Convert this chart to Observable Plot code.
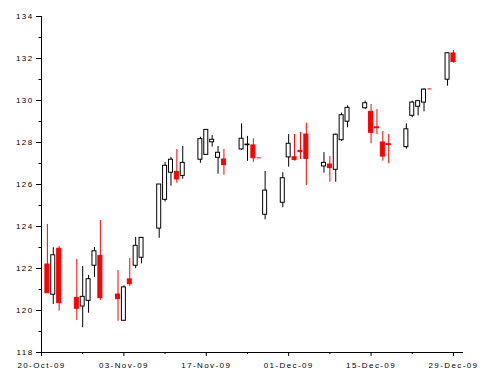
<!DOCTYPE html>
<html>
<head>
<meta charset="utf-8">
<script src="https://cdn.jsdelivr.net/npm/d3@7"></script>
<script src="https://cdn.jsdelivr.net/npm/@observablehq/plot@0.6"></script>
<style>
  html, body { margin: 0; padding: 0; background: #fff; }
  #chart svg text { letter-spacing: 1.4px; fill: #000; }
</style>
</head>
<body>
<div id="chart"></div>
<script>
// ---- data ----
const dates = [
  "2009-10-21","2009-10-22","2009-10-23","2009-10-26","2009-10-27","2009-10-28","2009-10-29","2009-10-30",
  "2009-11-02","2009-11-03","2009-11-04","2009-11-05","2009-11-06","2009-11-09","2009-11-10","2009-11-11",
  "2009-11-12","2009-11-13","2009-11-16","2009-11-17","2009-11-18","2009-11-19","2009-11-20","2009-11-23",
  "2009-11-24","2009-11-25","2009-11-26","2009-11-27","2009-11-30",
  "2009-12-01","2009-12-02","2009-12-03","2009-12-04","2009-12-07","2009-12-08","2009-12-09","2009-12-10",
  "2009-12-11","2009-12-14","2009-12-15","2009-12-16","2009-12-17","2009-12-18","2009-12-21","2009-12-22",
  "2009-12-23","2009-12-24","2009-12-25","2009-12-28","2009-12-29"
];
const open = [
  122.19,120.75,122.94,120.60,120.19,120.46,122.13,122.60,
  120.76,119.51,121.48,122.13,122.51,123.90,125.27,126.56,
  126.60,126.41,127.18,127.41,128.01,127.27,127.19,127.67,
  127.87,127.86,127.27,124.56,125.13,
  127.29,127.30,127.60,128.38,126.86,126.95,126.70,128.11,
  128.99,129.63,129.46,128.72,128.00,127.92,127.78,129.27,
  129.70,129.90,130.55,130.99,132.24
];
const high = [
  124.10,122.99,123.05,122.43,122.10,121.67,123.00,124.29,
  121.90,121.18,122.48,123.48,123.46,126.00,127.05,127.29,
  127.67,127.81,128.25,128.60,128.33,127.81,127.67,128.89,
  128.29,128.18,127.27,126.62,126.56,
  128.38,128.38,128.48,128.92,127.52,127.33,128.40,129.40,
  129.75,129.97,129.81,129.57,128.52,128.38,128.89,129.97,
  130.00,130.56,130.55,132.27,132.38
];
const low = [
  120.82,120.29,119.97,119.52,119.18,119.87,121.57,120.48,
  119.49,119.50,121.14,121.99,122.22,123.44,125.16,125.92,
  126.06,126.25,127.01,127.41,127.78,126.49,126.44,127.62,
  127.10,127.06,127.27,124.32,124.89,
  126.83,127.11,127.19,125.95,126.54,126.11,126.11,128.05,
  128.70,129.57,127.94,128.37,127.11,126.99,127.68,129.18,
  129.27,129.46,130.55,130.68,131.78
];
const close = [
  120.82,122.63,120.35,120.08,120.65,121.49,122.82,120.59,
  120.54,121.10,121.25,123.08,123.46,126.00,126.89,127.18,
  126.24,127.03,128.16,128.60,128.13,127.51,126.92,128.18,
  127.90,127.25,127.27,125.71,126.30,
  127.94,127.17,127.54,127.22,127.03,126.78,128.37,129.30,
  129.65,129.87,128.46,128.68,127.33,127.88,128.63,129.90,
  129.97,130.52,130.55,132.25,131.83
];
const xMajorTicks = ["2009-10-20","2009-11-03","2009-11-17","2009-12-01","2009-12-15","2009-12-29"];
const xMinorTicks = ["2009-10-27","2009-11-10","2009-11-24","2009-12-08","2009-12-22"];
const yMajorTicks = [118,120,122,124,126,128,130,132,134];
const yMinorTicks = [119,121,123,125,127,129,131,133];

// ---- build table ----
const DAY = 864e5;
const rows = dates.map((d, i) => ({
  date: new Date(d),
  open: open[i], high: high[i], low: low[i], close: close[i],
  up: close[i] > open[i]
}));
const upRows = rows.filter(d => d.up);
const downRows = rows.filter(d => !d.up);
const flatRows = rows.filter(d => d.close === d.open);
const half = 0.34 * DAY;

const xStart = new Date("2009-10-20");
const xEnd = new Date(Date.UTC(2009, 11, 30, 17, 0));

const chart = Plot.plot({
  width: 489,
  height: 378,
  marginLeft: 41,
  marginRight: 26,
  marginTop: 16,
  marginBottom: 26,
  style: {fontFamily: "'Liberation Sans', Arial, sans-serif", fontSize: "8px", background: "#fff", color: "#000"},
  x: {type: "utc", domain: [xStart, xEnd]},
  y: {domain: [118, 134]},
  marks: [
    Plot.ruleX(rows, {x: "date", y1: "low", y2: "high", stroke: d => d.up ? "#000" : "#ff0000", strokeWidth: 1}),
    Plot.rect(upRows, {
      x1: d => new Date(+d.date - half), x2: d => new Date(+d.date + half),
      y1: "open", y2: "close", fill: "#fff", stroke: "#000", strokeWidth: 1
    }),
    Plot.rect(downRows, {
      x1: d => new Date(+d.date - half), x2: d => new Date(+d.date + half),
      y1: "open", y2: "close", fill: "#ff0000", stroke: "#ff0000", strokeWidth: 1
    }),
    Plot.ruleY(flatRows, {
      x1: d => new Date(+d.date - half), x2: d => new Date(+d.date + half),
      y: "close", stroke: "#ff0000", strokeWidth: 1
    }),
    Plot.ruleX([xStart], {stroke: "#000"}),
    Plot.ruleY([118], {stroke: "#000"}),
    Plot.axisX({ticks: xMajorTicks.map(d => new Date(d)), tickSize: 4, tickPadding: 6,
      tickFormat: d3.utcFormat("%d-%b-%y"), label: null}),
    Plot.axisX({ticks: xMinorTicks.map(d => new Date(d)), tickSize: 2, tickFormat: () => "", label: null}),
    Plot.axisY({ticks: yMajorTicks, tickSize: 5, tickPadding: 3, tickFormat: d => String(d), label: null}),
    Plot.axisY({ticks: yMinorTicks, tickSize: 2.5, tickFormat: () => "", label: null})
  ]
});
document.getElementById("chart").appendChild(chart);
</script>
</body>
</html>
○ ○ ○ ○ ○
From the listing, extract all text exactly as given and drop any picture.

# Result
Convert this chart to Observable Plot code.
<!DOCTYPE html>
<html>
<head>
<meta charset="utf-8">
<script src="https://cdn.jsdelivr.net/npm/d3@7"></script>
<script src="https://cdn.jsdelivr.net/npm/@observablehq/plot@0.6"></script>
<style>
  html, body { margin: 0; padding: 0; background: #fff; }
  #chart svg text { letter-spacing: 1.4px; fill: #000; }
</style>
</head>
<body>
<div id="chart"></div>
<script>
// ---- data ----
const dates = [
  "2009-10-21","2009-10-22","2009-10-23","2009-10-26","2009-10-27","2009-10-28","2009-10-29","2009-10-30",
  "2009-11-02","2009-11-03","2009-11-04","2009-11-05","2009-11-06","2009-11-09","2009-11-10","2009-11-11",
  "2009-11-12","2009-11-13","2009-11-16","2009-11-17","2009-11-18","2009-11-19","2009-11-20","2009-11-23",
  "2009-11-24","2009-11-25","2009-11-26","2009-11-27","2009-11-30",
  "2009-12-01","2009-12-02","2009-12-03","2009-12-04","2009-12-07","2009-12-08","2009-12-09","2009-12-10",
  "2009-12-11","2009-12-14","2009-12-15","2009-12-16","2009-12-17","2009-12-18","2009-12-21","2009-12-22",
  "2009-12-23","2009-12-24","2009-12-25","2009-12-28","2009-12-29"
];
const open = [
  122.19,120.75,122.94,120.60,120.19,120.46,122.13,122.60,
  120.76,119.51,121.48,122.13,122.51,123.90,125.27,126.56,
  126.60,126.41,127.18,127.41,128.01,127.27,127.19,127.67,
  127.87,127.86,127.27,124.56,125.13,
  127.29,127.30,127.60,128.38,126.86,126.95,126.70,128.11,
  128.99,129.63,129.46,128.72,128.00,127.92,127.78,129.27,
  129.70,129.90,130.55,130.99,132.24
];
const high = [
  124.10,122.99,123.05,122.43,122.10,121.67,123.00,124.29,
  121.90,121.18,122.48,123.48,123.46,126.00,127.05,127.29,
  127.67,127.81,128.25,128.60,128.33,127.81,127.67,128.89,
  128.29,128.18,127.27,126.62,126.56,
  128.38,128.38,128.48,128.92,127.52,127.33,128.40,129.40,
  129.75,129.97,129.81,129.57,128.52,128.38,128.89,129.97,
  130.00,130.56,130.55,132.27,132.38
];
const low = [
  120.82,120.29,119.97,119.52,119.18,119.87,121.57,120.48,
  119.49,119.50,121.14,121.99,122.22,123.44,125.16,125.92,
  126.06,126.25,127.01,127.41,127.78,126.49,126.44,127.62,
  127.10,127.06,127.27,124.32,124.89,
  126.83,127.11,127.19,125.95,126.54,126.11,126.11,128.05,
  128.70,129.57,127.94,128.37,127.11,126.99,127.68,129.18,
  129.27,129.46,130.55,130.68,131.78
];
const close = [
  120.82,122.63,120.35,120.08,120.65,121.49,122.82,120.59,
  120.54,121.10,121.25,123.08,123.46,126.00,126.89,127.18,
  126.24,127.03,128.16,128.60,128.13,127.51,126.92,128.18,
  127.90,127.25,127.27,125.71,126.30,
  127.94,127.17,127.54,127.22,127.03,126.78,128.37,129.30,
  129.65,129.87,128.46,128.68,127.33,127.88,128.63,129.90,
  129.97,130.52,130.55,132.25,131.83
];
const xMajorTicks = ["2009-10-20","2009-11-03","2009-11-17","2009-12-01","2009-12-15","2009-12-29"];
const xMinorTicks = ["2009-10-27","2009-11-10","2009-11-24","2009-12-08","2009-12-22"];
const yMajorTicks = [118,120,122,124,126,128,130,132,134];
const yMinorTicks = [119,121,123,125,127,129,131,133];

// ---- build table ----
const DAY = 864e5;
const rows = dates.map((d, i) => ({
  date: new Date(d),
  open: open[i], high: high[i], low: low[i], close: close[i],
  up: close[i] > open[i]
}));
const upRows = rows.filter(d => d.up);
const downRows = rows.filter(d => !d.up);
const flatRows = rows.filter(d => d.close === d.open);
const half = 0.34 * DAY;

const xStart = new Date("2009-10-20");
const xEnd = new Date(Date.UTC(2009, 11, 30, 17, 0));

const chart = Plot.plot({
  width: 489,
  height: 378,
  marginLeft: 41,
  marginRight: 26,
  marginTop: 16,
  marginBottom: 26,
  style: {fontFamily: "'Liberation Sans', Arial, sans-serif", fontSize: "8px", background: "#fff", color: "#000"},
  x: {type: "utc", domain: [xStart, xEnd]},
  y: {domain: [118, 134]},
  marks: [
    Plot.ruleX(rows, {x: "date", y1: "low", y2: "high", stroke: d => d.up ? "#000" : "#ff0000", strokeWidth: 1}),
    Plot.rect(upRows, {
      x1: d => new Date(+d.date - half), x2: d => new Date(+d.date + half),
      y1: "open", y2: "close", fill: "#fff", stroke: "#000", strokeWidth: 1
    }),
    Plot.rect(downRows, {
      x1: d => new Date(+d.date - half), x2: d => new Date(+d.date + half),
      y1: "open", y2: "close", fill: "#ff0000", stroke: "#ff0000", strokeWidth: 1
    }),
    Plot.ruleY(flatRows, {
      x1: d => new Date(+d.date - half), x2: d => new Date(+d.date + half),
      y: "close", stroke: "#ff0000", strokeWidth: 1
    }),
    Plot.ruleX([xStart], {stroke: "#000"}),
    Plot.ruleY([118], {stroke: "#000"}),
    Plot.axisX({ticks: xMajorTicks.map(d => new Date(d)), tickSize: 4, tickPadding: 6,
      tickFormat: d3.utcFormat("%d-%b-%y"), label: null}),
    Plot.axisX({ticks: xMinorTicks.map(d => new Date(d)), tickSize: 2, tickFormat: () => "", label: null}),
    Plot.axisY({ticks: yMajorTicks, tickSize: 5, tickPadding: 3, tickFormat: d => String(d), label: null}),
    Plot.axisY({ticks: yMinorTicks, tickSize: 2.5, tickFormat: () => "", label: null})
  ]
});
document.getElementById("chart").appendChild(chart);
</script>
</body>
</html>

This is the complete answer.